I attended Catholic school where the phrase "liberty and justice for all, the born and the unborn" ended our morning Pledge Of Allegiance. Nuns, priests, prayers and church were part of my daily life and felt very normal. I was baptized, made my first communion, and sang in the church group every Sunday. But when it came time for me to make my confirmation in eighth grade, I refused. My mother was mad, but even at thirteen I knew I didn't want to commit to any one religion for my entire life.

As I got older, I became more distanced from the Catholic church. One major dividing factor for me was that I am a pro-choice liberal, and believe church and government should have no place in my uterus. I also am a staunch believer in LGBT equality.
In my life, I have been lucky enough to visit some of the holiest places on Earth. I have been to Buddhist monasteries in China, lit candles inside The Vatican, left prayers in The Wailing Wall, stood on the site of Jesus's crucifixion and resurrection, and appreciated the beauty of Muslim prayer calls echoing over Jerusalem. 
Through all of this I have come to believe that religions are not as different as we all think they are, but the world NEEDS them and is a better place because of them. Imagine the chaos and killing that would erupt if no one believed in judgment day, or consequences in afterlife. 

I had high hopes that the Catholic church was about to merge with our modern society with the new "cool" pope. Unfortunately recent statements regarding gay families seem to contradict everything Jesus would believe in if he were alive. To me Jesus was a leader who's strongest message was loving everyone equally and helping others during times of need.
Which makes me question, why is the church's leadership so closed minded when it comes to acknowledging gay rights and marriage?
Why should a man loving a man be treated differently than woman loving a man?
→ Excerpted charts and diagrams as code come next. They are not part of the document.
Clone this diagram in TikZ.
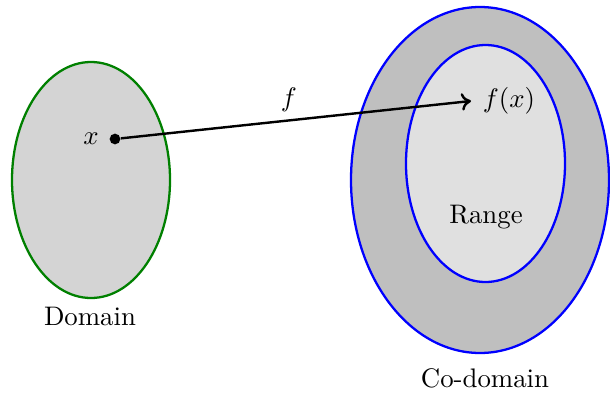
\documentclass[tikz,border=0pt]{standalone}
\usetikzlibrary{arrows.meta}
\definecolor{domfill}{HTML}{D4D4D4}
\definecolor{codfill}{HTML}{BFBFBF}
\definecolor{rngfill}{HTML}{E0E0E0}
\definecolor{domgreen}{HTML}{008000}
\begin{document}
\begin{tikzpicture}[x=0.373pt,y=-0.373pt,
  setline/.style={line width=0.85pt},
  arrowline/.style={line width=0.9pt, -{To[length=3.6pt,width=6.5pt]}},
  lbl/.style={inner sep=0pt, anchor=center},
  dotnode/.style={circle, fill=black, inner sep=0pt, minimum size=4pt}]
\useasboundingbox (0,0) rectangle (610,392);
% Domain
\draw[setline, draw=domgreen, fill=domfill] (91,180) ellipse [x radius=79, y radius=118];
% Co-domain and Range
\draw[setline, draw=blue, fill=codfill] (480,180) ellipse [x radius=129, y radius=173];
\draw[setline, draw=blue, fill=rngfill] (485.5,163.5) ellipse [x radius=79.5, y radius=118.5];
% points and labels
\node[dotnode] (p) at (115,139) {};
\node[lbl] (xl) at (91,139) {$x$};
\coordinate (fxend) at (471,101);
\node[lbl] (fxl) at (509,101) {$f(x)$};
\draw[arrowline] (p) -- (fxend);
\node[lbl] (fl) at (289,100) {$f$};
\node[lbl] (dom) at (90,316) {Domain};
\node[lbl] (rng) at (486,217) {Range};
\node[lbl] (cod) at (485,378) {Co-domain};
\end{tikzpicture}
\end{document}
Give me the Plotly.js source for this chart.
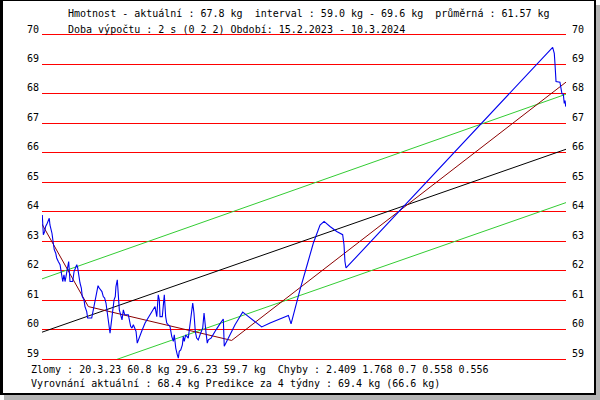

Why deny a child a loving home because of sexual orientation?
One obvious reason is that this is a threat to their perception of what is considered traditional. Another is that they take the Bible as fact, but if that IS the case, the contradiction lies here:

The Bible says: Leviticus 20:13: If a man lies with a male as with a woman, both of them have committed an abomination; they shall be put to death, their blood is upon them. 

Romans 1:26-28: For this reason God gave them up to dishonorable passions. Their women exchanged natural relations for unnatural, and the men likewise gave up natural relations with women and were consumed with passion for one another, men committing shameless acts with men and receiving in their own persons the due penalty for their error. And since they did not see fit to acknowledge God, God gave them up to a base mind and to improper conduct.

And from the catechism of The Catholic Church: 
2359 Homosexual persons are called to chastity. By the virtues of self-mastery that teach them inner freedom, at times by the support of disinterested friendship, by prayer and sacramental grace, they can and should gradually and resolutely approach Christian perfection.

Though the Catholic church does not believe in evolution, perhaps the time has come for them to evolve. Clearly many other things in the Bible are no longer practiced. You know.....stoning, animal sacrifice.....all of the dietary laws in Leviticus. WHY BIGOTRY?!

 I guess since murder and stoning are illegal in our day and age, the best the church can do is imply that being gay is a problem and a choice not accepted.  In a recent event that sparked controversy, A Denver priest stopped a a woman's funeral, because he would allow no indication that the mother of two was gay in the church. I personally know many LGBT who believe in Jesus and God, but feel so marginalized that they no longer go to church. I can see why. 

Until the Catholic church becomes a place where all are truly loved and accepted, I will no longer consider myself Catholic. I continue to hold out hope that someday the Catholic church will fully blossom into the religion Jesus would have intended it to be. If that day ever arrives, I will proudly have my head marked on Ash Wednesday.